Leaving out the pictures, retype all the material exactly.
>> BEGIN
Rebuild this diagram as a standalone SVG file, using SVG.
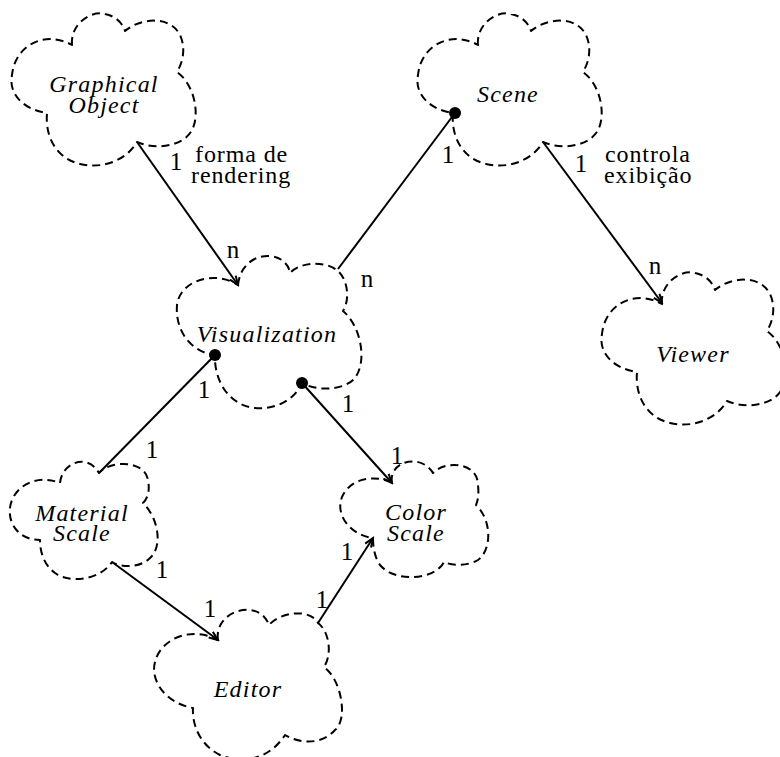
<svg xmlns="http://www.w3.org/2000/svg" xmlns:xlink="http://www.w3.org/1999/xlink" width="780" height="757" viewBox="0 0 780 757">
  <style>
    .cloud { fill: none; stroke: #000; stroke-width: 2; stroke-dasharray: 8 5; stroke-linejoin: round; }
    .edge { fill: none; stroke: #000; stroke-width: 2; }
    .dot { fill: #000; }
    text { font-family: 'Liberation Serif', 'Times New Roman', Times, serif; fill: #000; }
    .name { font-style: italic; font-size: 24px; letter-spacing: 1.2px; text-anchor: middle; }
    .card { font-size: 25px; text-anchor: middle; }
    .role { font-size: 24px; letter-spacing: 0.9px; }
  </style>
  <defs>
    <!-- five-lobed cloud outline, reused by several classes -->
    <path id="cloud5" d="M72,45 C70,25 90,10 105,14 C115,16 122,22 125,31 C140,18 170,15 180,35 C186,48 183,62 177,72 C195,85 200,115 192,130 C183,147 155,150 137,142 C128,158 105,170 80,164 C55,158 45,135 47,113 C25,110 8,95 12,75 C15,45 45,30 72,45 Z"/>
    <marker id="arrow" markerUnits="userSpaceOnUse" markerWidth="14" markerHeight="14" viewBox="-12 -7 14 14" refX="0" refY="0" orient="auto">
      <path d="M-9,-3.5 L0,0 L-9,3.5" fill="none" stroke="#000" stroke-width="2"/>
    </marker>
  </defs>

  <g id="node-graphical-object">
    <use xlink:href="#cloud5" class="cloud"/>
    <text class="name" x="104" y="92">Graphical</text>
    <text class="name" x="104" y="113">Object</text>
  </g>

  <g id="node-scene">
    <use xlink:href="#cloud5" class="cloud" transform="translate(406,0)"/>
    <text class="name" x="508" y="102">Scene</text>
  </g>

  <g id="node-viewer">
    <use xlink:href="#cloud5" class="cloud" transform="translate(590,259)"/>
    <text class="name" x="693" y="362">Viewer</text>
  </g>

  <g id="node-visualization">
    <path class="cloud" d="M238,285 C240,265 255,255 270,256 C282,257 289,265 290,273 C300,262 325,260 338,271 C348,280 350,300 343,311 C360,325 368,360 355,378 C345,390 318,392 302,383 C295,400 275,410 255,408 C228,405 214,380 215,355 C190,352 175,330 177,305 C180,280 215,270 238,285 Z"/>
    <text class="name" x="267" y="342">Visualization</text>
  </g>

  <g id="node-material-scale">
    <path class="cloud" d="M60,483 C62,462 88,453 99,473 C110,460 145,460 148,480 C150,490 148,498 143,503 C160,520 162,548 150,558 C140,568 122,568 112,562 C100,580 70,584 55,573 C44,565 40,552 40,540 C20,540 8,525 10,508 C12,488 35,473 60,483 Z"/>
    <text class="name" x="82" y="521">Material</text>
    <text class="name" x="82" y="541">Scale</text>
  </g>

  <g id="node-color-scale">
    <path class="cloud" d="M392,483 C388,462 420,452 433,473 C445,460 478,462 478,485 C479,495 478,500 476,505 C492,520 492,550 478,560 C468,566 453,566 444,562 C435,580 395,583 380,565 C375,558 373,548 373,538 C350,535 335,515 342,497 C350,478 375,474 392,483 Z"/>
    <text class="name" x="416" y="520">Color</text>
    <text class="name" x="416" y="541">Scale</text>
  </g>

  <g id="node-editor">
    <path class="cloud" d="M218,640 C215,620 235,608 250,610 C260,611 266,617 269,625 C280,612 310,608 318,623 C330,632 332,655 324,667 C342,680 348,720 335,730 C322,745 300,744 285,735 C270,758 245,765 220,755 C200,745 192,725 193,708 C165,703 150,680 155,662 C160,640 190,625 218,640 Z"/>
    <text class="name" x="248" y="697">Editor</text>
  </g>

  <g id="connectors">
    <!-- Graphical Object -> Visualization -->
    <line class="edge" x1="137" y1="142" x2="238" y2="285" marker-end="url(#arrow)"/>
    <!-- Visualization -> Scene (aggregation dot) -->
    <line class="edge" x1="338" y1="269" x2="455" y2="113"/>
    <circle class="dot" cx="455" cy="113" r="6"/>
    <!-- Scene -> Viewer -->
    <line class="edge" x1="543" y1="142" x2="662" y2="303" marker-end="url(#arrow)"/>
    <!-- Visualization dot -> Material Scale -->
    <line class="edge" x1="215" y1="355" x2="100" y2="472"/>
    <circle class="dot" cx="215" cy="355" r="6"/>
    <!-- Visualization dot -> Color Scale -->
    <line class="edge" x1="302" y1="383" x2="392" y2="483" marker-end="url(#arrow)"/>
    <circle class="dot" cx="302" cy="383" r="6"/>
    <!-- Material Scale -> Editor -->
    <line class="edge" x1="112" y1="562" x2="218" y2="640" marker-end="url(#arrow)"/>
    <!-- Editor -> Color Scale -->
    <line class="edge" x1="318" y1="623" x2="373" y2="538" marker-end="url(#arrow)"/>

    <!-- multiplicities and role names -->
    <text class="card" x="176" y="170">1</text>
    <text class="role" x="195" y="162">forma de</text>
    <text class="role" x="191" y="183">rendering</text>
    <text class="card" x="233" y="258">n</text>
    <text class="card" x="367" y="287">n</text>
    <text class="card" x="448" y="163">1</text>
    <text class="card" x="581" y="172">1</text>
    <text class="role" x="605" y="162">controla</text>
    <text class="role" x="604" y="183">exibição</text>
    <text class="card" x="655" y="274">n</text>
    <text class="card" x="204" y="398">1</text>
    <text class="card" x="348" y="412">1</text>
    <text class="card" x="152" y="458">1</text>
    <text class="card" x="162" y="578">1</text>
    <text class="card" x="397" y="464">1</text>
    <text class="card" x="347" y="560">1</text>
    <text class="card" x="210" y="617">1</text>
    <text class="card" x="322" y="608">1</text>
  </g>
</svg>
>> END
_THE OUTPUT_:
Rebuild this diagram as a standalone SVG file, using SVG.
<svg xmlns="http://www.w3.org/2000/svg" xmlns:xlink="http://www.w3.org/1999/xlink" width="780" height="757" viewBox="0 0 780 757">
  <style>
    .cloud { fill: none; stroke: #000; stroke-width: 2; stroke-dasharray: 8 5; stroke-linejoin: round; }
    .edge { fill: none; stroke: #000; stroke-width: 2; }
    .dot { fill: #000; }
    text { font-family: 'Liberation Serif', 'Times New Roman', Times, serif; fill: #000; }
    .name { font-style: italic; font-size: 24px; letter-spacing: 1.2px; text-anchor: middle; }
    .card { font-size: 25px; text-anchor: middle; }
    .role { font-size: 24px; letter-spacing: 0.9px; }
  </style>
  <defs>
    <!-- five-lobed cloud outline, reused by several classes -->
    <path id="cloud5" d="M72,45 C70,25 90,10 105,14 C115,16 122,22 125,31 C140,18 170,15 180,35 C186,48 183,62 177,72 C195,85 200,115 192,130 C183,147 155,150 137,142 C128,158 105,170 80,164 C55,158 45,135 47,113 C25,110 8,95 12,75 C15,45 45,30 72,45 Z"/>
    <marker id="arrow" markerUnits="userSpaceOnUse" markerWidth="14" markerHeight="14" viewBox="-12 -7 14 14" refX="0" refY="0" orient="auto">
      <path d="M-9,-3.5 L0,0 L-9,3.5" fill="none" stroke="#000" stroke-width="2"/>
    </marker>
  </defs>

  <g id="node-graphical-object">
    <use xlink:href="#cloud5" class="cloud"/>
    <text class="name" x="104" y="92">Graphical</text>
    <text class="name" x="104" y="113">Object</text>
  </g>

  <g id="node-scene">
    <use xlink:href="#cloud5" class="cloud" transform="translate(406,0)"/>
    <text class="name" x="508" y="102">Scene</text>
  </g>

  <g id="node-viewer">
    <use xlink:href="#cloud5" class="cloud" transform="translate(590,259)"/>
    <text class="name" x="693" y="362">Viewer</text>
  </g>

  <g id="node-visualization">
    <path class="cloud" d="M238,285 C240,265 255,255 270,256 C282,257 289,265 290,273 C300,262 325,260 338,271 C348,280 350,300 343,311 C360,325 368,360 355,378 C345,390 318,392 302,383 C295,400 275,410 255,408 C228,405 214,380 215,355 C190,352 175,330 177,305 C180,280 215,270 238,285 Z"/>
    <text class="name" x="267" y="342">Visualization</text>
  </g>

  <g id="node-material-scale">
    <path class="cloud" d="M60,483 C62,462 88,453 99,473 C110,460 145,460 148,480 C150,490 148,498 143,503 C160,520 162,548 150,558 C140,568 122,568 112,562 C100,580 70,584 55,573 C44,565 40,552 40,540 C20,540 8,525 10,508 C12,488 35,473 60,483 Z"/>
    <text class="name" x="82" y="521">Material</text>
    <text class="name" x="82" y="541">Scale</text>
  </g>

  <g id="node-color-scale">
    <path class="cloud" d="M392,483 C388,462 420,452 433,473 C445,460 478,462 478,485 C479,495 478,500 476,505 C492,520 492,550 478,560 C468,566 453,566 444,562 C435,580 395,583 380,565 C375,558 373,548 373,538 C350,535 335,515 342,497 C350,478 375,474 392,483 Z"/>
    <text class="name" x="416" y="520">Color</text>
    <text class="name" x="416" y="541">Scale</text>
  </g>

  <g id="node-editor">
    <path class="cloud" d="M218,640 C215,620 235,608 250,610 C260,611 266,617 269,625 C280,612 310,608 318,623 C330,632 332,655 324,667 C342,680 348,720 335,730 C322,745 300,744 285,735 C270,758 245,765 220,755 C200,745 192,725 193,708 C165,703 150,680 155,662 C160,640 190,625 218,640 Z"/>
    <text class="name" x="248" y="697">Editor</text>
  </g>

  <g id="connectors">
    <!-- Graphical Object -> Visualization -->
    <line class="edge" x1="137" y1="142" x2="238" y2="285" marker-end="url(#arrow)"/>
    <!-- Visualization -> Scene (aggregation dot) -->
    <line class="edge" x1="338" y1="269" x2="455" y2="113"/>
    <circle class="dot" cx="455" cy="113" r="6"/>
    <!-- Scene -> Viewer -->
    <line class="edge" x1="543" y1="142" x2="662" y2="303" marker-end="url(#arrow)"/>
    <!-- Visualization dot -> Material Scale -->
    <line class="edge" x1="215" y1="355" x2="100" y2="472"/>
    <circle class="dot" cx="215" cy="355" r="6"/>
    <!-- Visualization dot -> Color Scale -->
    <line class="edge" x1="302" y1="383" x2="392" y2="483" marker-end="url(#arrow)"/>
    <circle class="dot" cx="302" cy="383" r="6"/>
    <!-- Material Scale -> Editor -->
    <line class="edge" x1="112" y1="562" x2="218" y2="640" marker-end="url(#arrow)"/>
    <!-- Editor -> Color Scale -->
    <line class="edge" x1="318" y1="623" x2="373" y2="538" marker-end="url(#arrow)"/>

    <!-- multiplicities and role names -->
    <text class="card" x="176" y="170">1</text>
    <text class="role" x="195" y="162">forma de</text>
    <text class="role" x="191" y="183">rendering</text>
    <text class="card" x="233" y="258">n</text>
    <text class="card" x="367" y="287">n</text>
    <text class="card" x="448" y="163">1</text>
    <text class="card" x="581" y="172">1</text>
    <text class="role" x="605" y="162">controla</text>
    <text class="role" x="604" y="183">exibição</text>
    <text class="card" x="655" y="274">n</text>
    <text class="card" x="204" y="398">1</text>
    <text class="card" x="348" y="412">1</text>
    <text class="card" x="152" y="458">1</text>
    <text class="card" x="162" y="578">1</text>
    <text class="card" x="397" y="464">1</text>
    <text class="card" x="347" y="560">1</text>
    <text class="card" x="210" y="617">1</text>
    <text class="card" x="322" y="608">1</text>
  </g>
</svg>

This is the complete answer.